Write out the material again exactly, please, and omit the pictures.

-- START --

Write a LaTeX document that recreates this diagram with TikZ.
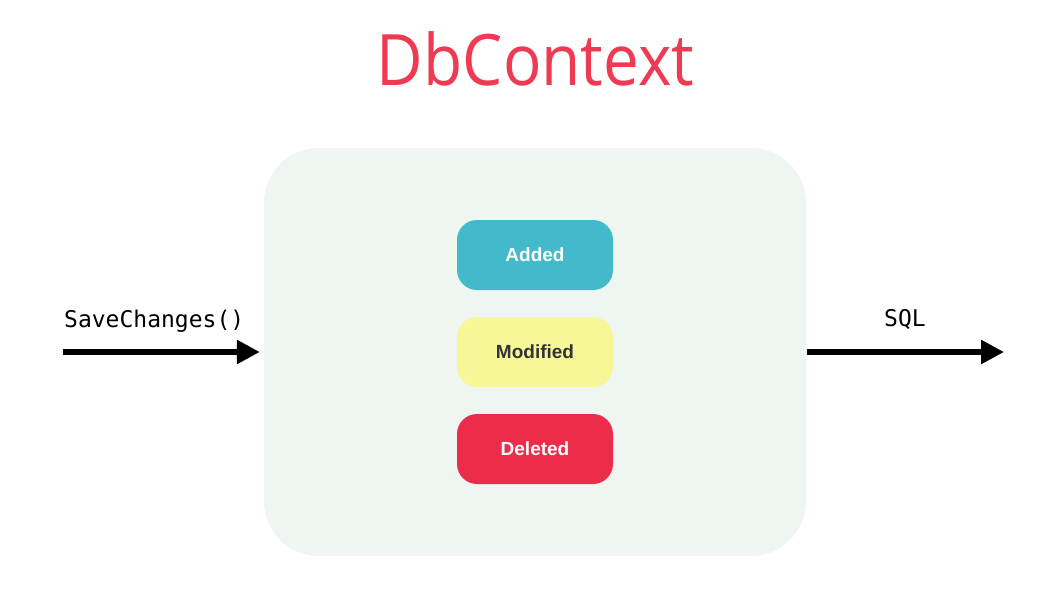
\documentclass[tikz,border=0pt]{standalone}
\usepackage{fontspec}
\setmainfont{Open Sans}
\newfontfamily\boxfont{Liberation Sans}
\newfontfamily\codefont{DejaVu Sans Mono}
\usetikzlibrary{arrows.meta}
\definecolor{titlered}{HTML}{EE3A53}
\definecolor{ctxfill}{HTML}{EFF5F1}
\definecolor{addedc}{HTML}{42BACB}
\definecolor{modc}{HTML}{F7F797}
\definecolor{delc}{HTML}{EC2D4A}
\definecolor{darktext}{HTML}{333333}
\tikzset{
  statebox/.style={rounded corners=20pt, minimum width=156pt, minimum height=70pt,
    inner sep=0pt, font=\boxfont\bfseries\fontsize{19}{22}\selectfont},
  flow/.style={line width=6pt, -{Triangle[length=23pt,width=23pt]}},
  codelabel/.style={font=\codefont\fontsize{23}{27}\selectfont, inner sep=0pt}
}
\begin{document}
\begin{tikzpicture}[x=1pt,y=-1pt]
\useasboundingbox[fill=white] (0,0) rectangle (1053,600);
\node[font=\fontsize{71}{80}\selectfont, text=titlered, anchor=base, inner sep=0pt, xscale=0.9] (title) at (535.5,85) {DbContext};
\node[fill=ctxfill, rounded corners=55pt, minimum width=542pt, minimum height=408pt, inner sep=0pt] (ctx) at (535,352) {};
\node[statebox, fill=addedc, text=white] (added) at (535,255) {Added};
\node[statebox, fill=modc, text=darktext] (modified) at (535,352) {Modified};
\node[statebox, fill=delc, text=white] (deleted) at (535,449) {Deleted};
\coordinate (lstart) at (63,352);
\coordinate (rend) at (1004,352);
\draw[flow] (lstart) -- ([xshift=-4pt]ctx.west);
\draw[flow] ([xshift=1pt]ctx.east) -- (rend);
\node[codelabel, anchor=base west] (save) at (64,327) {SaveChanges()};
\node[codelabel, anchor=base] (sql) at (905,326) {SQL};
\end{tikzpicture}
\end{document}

-- END --

__Output for this task__
Write a LaTeX document that recreates this diagram with TikZ.
\documentclass[tikz,border=0pt]{standalone}
\usepackage{fontspec}
\setmainfont{Open Sans}
\newfontfamily\boxfont{Liberation Sans}
\newfontfamily\codefont{DejaVu Sans Mono}
\usetikzlibrary{arrows.meta}
\definecolor{titlered}{HTML}{EE3A53}
\definecolor{ctxfill}{HTML}{EFF5F1}
\definecolor{addedc}{HTML}{42BACB}
\definecolor{modc}{HTML}{F7F797}
\definecolor{delc}{HTML}{EC2D4A}
\definecolor{darktext}{HTML}{333333}
\tikzset{
  statebox/.style={rounded corners=20pt, minimum width=156pt, minimum height=70pt,
    inner sep=0pt, font=\boxfont\bfseries\fontsize{19}{22}\selectfont},
  flow/.style={line width=6pt, -{Triangle[length=23pt,width=23pt]}},
  codelabel/.style={font=\codefont\fontsize{23}{27}\selectfont, inner sep=0pt}
}
\begin{document}
\begin{tikzpicture}[x=1pt,y=-1pt]
\useasboundingbox[fill=white] (0,0) rectangle (1053,600);
\node[font=\fontsize{71}{80}\selectfont, text=titlered, anchor=base, inner sep=0pt, xscale=0.9] (title) at (535.5,85) {DbContext};
\node[fill=ctxfill, rounded corners=55pt, minimum width=542pt, minimum height=408pt, inner sep=0pt] (ctx) at (535,352) {};
\node[statebox, fill=addedc, text=white] (added) at (535,255) {Added};
\node[statebox, fill=modc, text=darktext] (modified) at (535,352) {Modified};
\node[statebox, fill=delc, text=white] (deleted) at (535,449) {Deleted};
\coordinate (lstart) at (63,352);
\coordinate (rend) at (1004,352);
\draw[flow] (lstart) -- ([xshift=-4pt]ctx.west);
\draw[flow] ([xshift=1pt]ctx.east) -- (rend);
\node[codelabel, anchor=base west] (save) at (64,327) {SaveChanges()};
\node[codelabel, anchor=base] (sql) at (905,326) {SQL};
\end{tikzpicture}
\end{document}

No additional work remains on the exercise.